Depuis les indépendances des années 1960, la France a maintenu une forte présence militaire en Afrique, souvent justifiée par des accords de coopération visant à lutter contre le terrorisme et à soutenir les gouvernements locaux. Au plus fort de son engagement, l’opération Barkhane, lancée en 2014 pour combattre les groupes djihadistes au Sahel, mobilisait jusqu’à 5 100 soldats. Cependant, cette présence a été progressivement remise en question par des événements récents, notamment des coups d’État au Mali, au Burkina Faso et au Niger, où les nouvelles autorités ont rejeté l’influence française.
Au Tchad, la décision de mettre fin à l’accord de coopération en matière de défense a été annoncée peu après la visite du ministre français des Affaires étrangères, Jean-Noël Barrot. Le gouvernement tchadien a exprimé sa volonté de redéfinir ses relations avec la France, soulignant que le pays est désormais “très jaloux de sa souveraineté” . Environ 1 000 soldats français étaient déployés au Tchad pour soutenir les forces locales dans la lutte contre le terrorisme. La rupture de cet accord marque une perte significative pour Paris, qui considérait le Tchad comme un allié stratégique dans la région.
Au Sénégal, le nouveau président Bassirou Diomaye Faye a également exprimé son désir de voir les troupes françaises quitter le pays. Il a déclaré que “la souveraineté ne s’accommode pas de la présence de bases militaires” . Actuellement, environ 350 militaires français sont stationnés au Sénégal. Faye a insisté sur la nécessité d’établir des partenariats dépourvus de dimensions militaires, se tournant vers d’autres puissances comme la Chine pour renforcer les relations économiques sans impliquer une présence militaire directe .

Ces décisions s’inscrivent dans un contexte plus large où plusieurs pays africains cherchent à réduire l’influence française sur leurs territoires. Après le Mali, le Burkina Faso et le Niger, le Sénégal et le Tchad rejoignent cette tendance croissante qui remet en question les bases historiques de la coopération militaire avec Paris. Les sentiments anti-français se sont intensifiés ces dernières années, alimentés par des perceptions d’ingérence et d’échec dans la lutte contre le terrorisme . La France perd ainsi son dernier point d’ancrage militaire significatif au Sahel. Ce retrait pourrait créer un vide sécuritaire dans une région déjà instable, où des groupes djihadistes continuent d’opérer . Les gouvernements tchadien et sénégalais affirment qu’ils ne souhaitent pas rompre complètement leurs relations avec la France, mais ils insistent sur une révision fondamentale des termes de cette coopération .

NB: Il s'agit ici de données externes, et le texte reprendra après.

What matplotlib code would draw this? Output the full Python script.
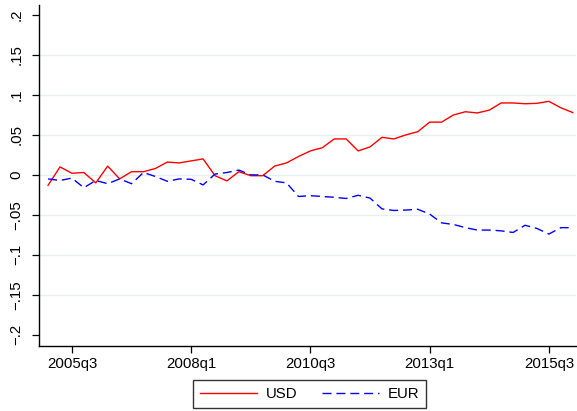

Le retrait français ouvre également la voie à d’autres acteurs internationaux qui cherchent à accroître leur influence en Afrique. La Russie et la Chine sont déjà présentes sur le continent et pourraient profiter de ce désengagement. La Russie, par exemple, a établi des relations militaires avec plusieurs pays africains en offrant un soutien sans conditions similaires à celles imposées par Paris. Cette dynamique pourrait transformer le paysage géopolitique africain.
Face à cette situation, la France doit repenser sa stratégie en Afrique. Le rapport récemment remis par Jean-Marie Bockel au président Emmanuel Macron préconise une réduction significative des effectifs militaires français sur le continent. Ce rapport suggère que les bases militaires françaises devraient être redimensionnées pour refléter une approche moins visible et plus respectueuse de la souveraineté nationale des pays partenaires. La France doit également faire face à une image ternie par son passé colonial et ses interventions militaires perçues comme inefficaces. La nécessité d’une approche plus collaborative et moins interventionniste est devenue évidente pour maintenir des relations saines avec ses anciennes colonies.
Le retrait des troupes françaises du Sénégal et du Tchad représente non seulement un échec pour la diplomatie française mais aussi un appel à repenser les relations entre l’ancienne puissance coloniale et ses anciennes colonies. Alors que ces pays cherchent à renforcer leur souveraineté nationale face à une présence militaire jugée intrusive, d’autres puissances comme la Russie et la Chine sont prêtes à combler le vide laissé par Paris. La situation actuelle pose donc une question cruciale : comment la France peut-elle redéfinir ses relations avec l’Afrique tout en respectant les aspirations souveraines des nations africaines ? Le chemin vers une coopération renouvelée nécessitera non seulement une écoute attentive mais aussi un engagement sincère à construire des partenariats équitables basés sur le respect mutuel.